Published January 09, 2009 07:41 pm -
County looking at building upgrades, but money may not be there
Jamie Jones
Don’t pack your office any time soon.
That’s the message from some Whitfield County officials to workers after reviewing a study suggesting renovations to the county’s two downtown Dalton administrative buildings or the construction of a gleaming 66,000-square-foot complex.
The Board of Commissioners this week received a report from the Alpharetta-based engineering group MACTEC and Carlson-Jones Architects in Dalton about the buildings. MACTEC recommends the county demolish Administrative Building No. 2 at the corner of King and Selvidge streets and replace it with a four- or five-story administration complex connected to the county’s parking deck. The county would also sell Administrative Building No. 1, at the corner of Crawford Street and Thornton Avenue.

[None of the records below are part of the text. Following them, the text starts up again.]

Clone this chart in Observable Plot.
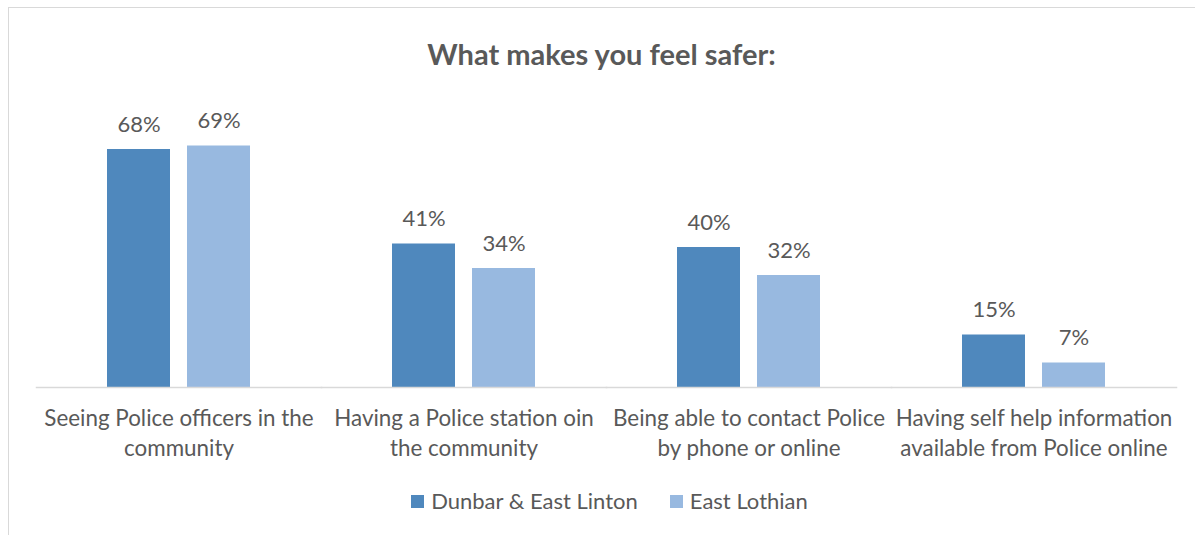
<!DOCTYPE html>
<html>
<head>
<meta charset="utf-8">
<script src="https://cdn.jsdelivr.net/npm/d3@7"></script>
<script src="https://cdn.jsdelivr.net/npm/@observablehq/plot@0.6"></script>
<style>
  html, body { margin: 0; padding: 0; background: #fff; }
  #wrap { position: relative; width: 1195px; height: 535px; overflow: hidden; font-family: Lato, sans-serif; color: #595959; }
  #frame { position: absolute; left: 8px; top: 7px; width: 1300px; height: 600px; border-top: 1px solid #d9d9d9; border-left: 1px solid #d9d9d9; }
  #title { position: absolute; left: 4px; width: 1195px; top: 35px; text-align: center; font-weight: bold; font-size: 29px; line-height: 38px; color: #595959; }
  #chart { position: absolute; left: 0; top: 100px; }
  #legend { position: absolute; left: 12px; width: 1195px; top: 487px; text-align: center; font-size: 22px; line-height: 28px; }
  #legend .item { display: inline-block; margin: 0 16px; }
  #legend .sw { display: inline-block; width: 13px; height: 13px; margin-right: 7px; vertical-align: 1px; }
</style>
</head>
<body>
<div id="wrap">
  <div id="frame"></div>
  <div id="title"></div>
  <div id="chart"></div>
  <div id="legend"></div>
</div>
<script>
const titleText = "What makes you feel safer:";
const categories = [
  "Seeing Police officers in the community",
  "Having a Police station oin the community",
  "Being able to contact Police by phone or online",
  "Having self help information available from Police online"
];
const categoryLabels = [
  "Seeing Police officers in the\ncommunity",
  "Having a Police station oin\nthe community",
  "Being able to contact Police\nby phone or online",
  "Having self help information\navailable from Police online"
];
const series = ["Dunbar & East Linton", "East Lothian"];
const dunbarValues = [68, 41, 40, 15];
const eastLothianValues = [69, 34, 32, 7];
const colors = ["#4f88bd", "#98b9e0"];

const data = categories.flatMap((c, i) => [
  {cat: c, series: series[0], value: dunbarValues[i]},
  {cat: c, series: series[1], value: eastLothianValues[i]}
]);

document.getElementById("title").textContent = titleText;

const chart = Plot.plot({
  width: 1195,
  height: 370,
  marginTop: 7,
  marginBottom: 83,
  marginLeft: 36,
  marginRight: 19,
  style: {fontFamily: "Lato, sans-serif", color: "#595959", background: "transparent"},
  fx: {domain: categories, padding: 0, label: null},
  x: {domain: series, paddingInner: 0.21, paddingOuter: 0.87, axis: null},
  y: {domain: [0, 80], axis: null},
  color: {domain: series, range: colors},
  marks: [
    Plot.barY(data, {fx: "cat", x: "series", y: "value", fill: "series"}),
    Plot.frame({anchor: "bottom", stroke: "#d9d9d9", strokeWidth: 1.5}),
    Plot.text(data, {fx: "cat", x: "series", y: "value", text: d => d.value + "%", lineAnchor: "bottom", dy: -18, fontSize: 22, fill: "#595959"}),
    Plot.axisFx({
      anchor: "bottom",
      tickSize: 0,
      tickPadding: 17,
      fontSize: 22.4,
      lineHeight: 1.34,
      label: null,
      tickFormat: c => categoryLabels[categories.indexOf(c)]
    })
  ]
});
document.getElementById("chart").appendChild(chart);

const legend = document.getElementById("legend");
series.forEach((s, i) => {
  const item = document.createElement("span");
  item.className = "item";
  const sw = document.createElement("span");
  sw.className = "sw";
  sw.style.background = colors[i];
  item.appendChild(sw);
  item.appendChild(document.createTextNode(s));
  legend.appendChild(item);
});
</script>
</body>
</html>
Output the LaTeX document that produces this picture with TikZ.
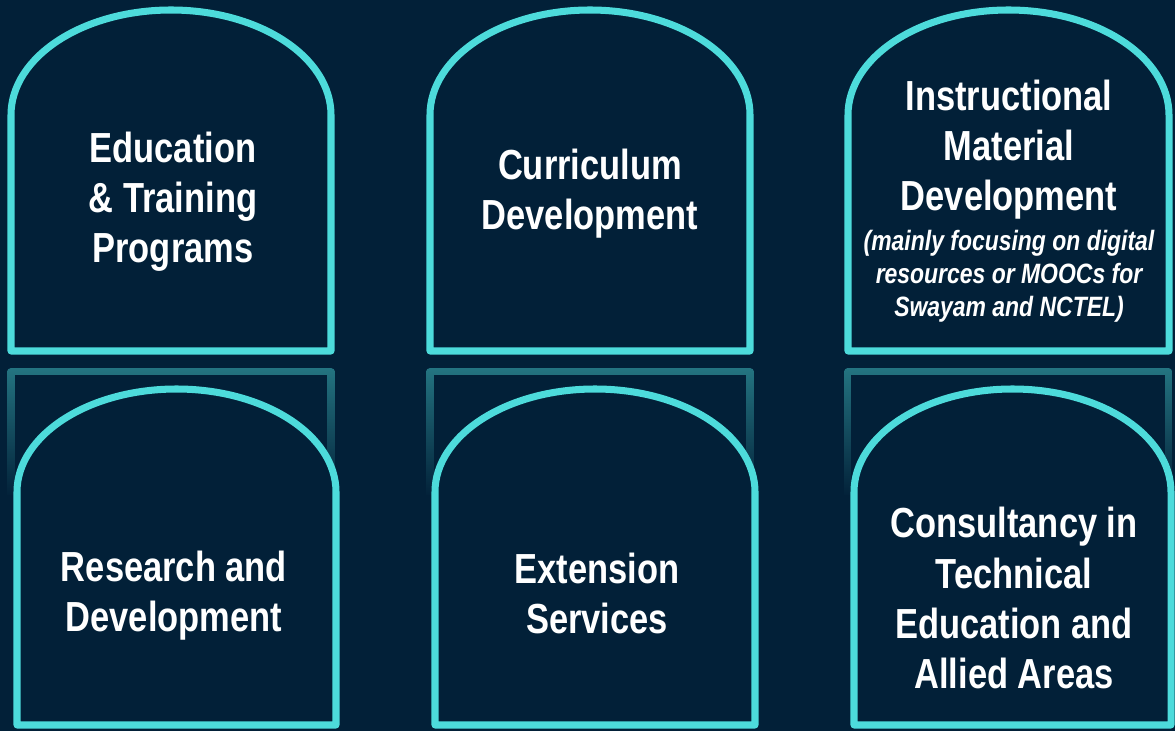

The new building would use space more efficiently, meet Americans with Disabilities Act standards and be a source of “progressive” pride for the county, said Lee Walton, a MACTEC project coordinator.
“It would certainly promote downtown Dalton development,” Walton said.
But there is a significant cost — $13.16 million — at a time when county government is cutting spending to deal with a slowing economy. County administrator Bob McLeod said the county will delay 18 capital building projects this year totaling $7.5 million. McLeod also ordered a hiring freeze, employees will not get a mid-year raise and the county could furlough workers one day a month later this year if the economy does not improve.
That bleak reality is not lost on commission members.
“We know what we’ve got is not what we really need, but we also don’t need $13 million worth of debt right now either,” commission chairman Mike Babb said. “We have the information and it’s good to have a plan. I think with the economic circumstances it just would be something we’d put way down the priority list.”
Commissioner Randy Waskul agrees. The county’s five-year capital plan has $950,000 earmarked through 2013 for “major preservation and upgrades” of Administrative Buildings No. 1 and No. 2. Babb said the county may spend money on minor repairs, but any new construction will be several years down the road.
“I’d like to have a much nicer house,” Babb said. “I can’t afford it, so therefore I’m going to stay in the one I’ve got. The same thing is true. I’m not sure the citizens would appreciate buildings being built at this time right now.”
Mike McCarthy works in building No. 2 with the Conasauga Circuit Public Defender’s Office. He listened to MACTEC’s presentation. He was impressed with the design, saying it would be a more secure building.
The administrative buildings are actually former churches that weren’t built to be offices. Building No. 1 opened as the First Presbyterian Church of Dalton in 1972. Twenty years later, the county renovated the three-story, 19,000-square-foot building and turned it into office space for 64 employees.
Building No. 2 dates to the 1920s. In 2003, the Central Church of Christ sold the 25,000-square-foot building to the county. The board of commissioners holds its business meetings in the former sanctuary, while the building also houses the Conasauga Drug Court and the Public Defender’s Office. In all, 28 employees work there.
In July 2008, commissioners paid MACTEC $33,750 to complete a study of the two buildings. The study found building No. 1 was generally structurally sound, but showed the wear and tear of 36 years. The building is not energy efficient and the space organization is “disjointed.” Replacing some aging or deteriorating building parts would cost a “significant” amount of money.
Building No. 2 is in worse shape. The report found “overall space quality and utilization is poor.” Problems include flooding into the basement, inadequate meeting space for the county commission and a lack of handicapped accessibility.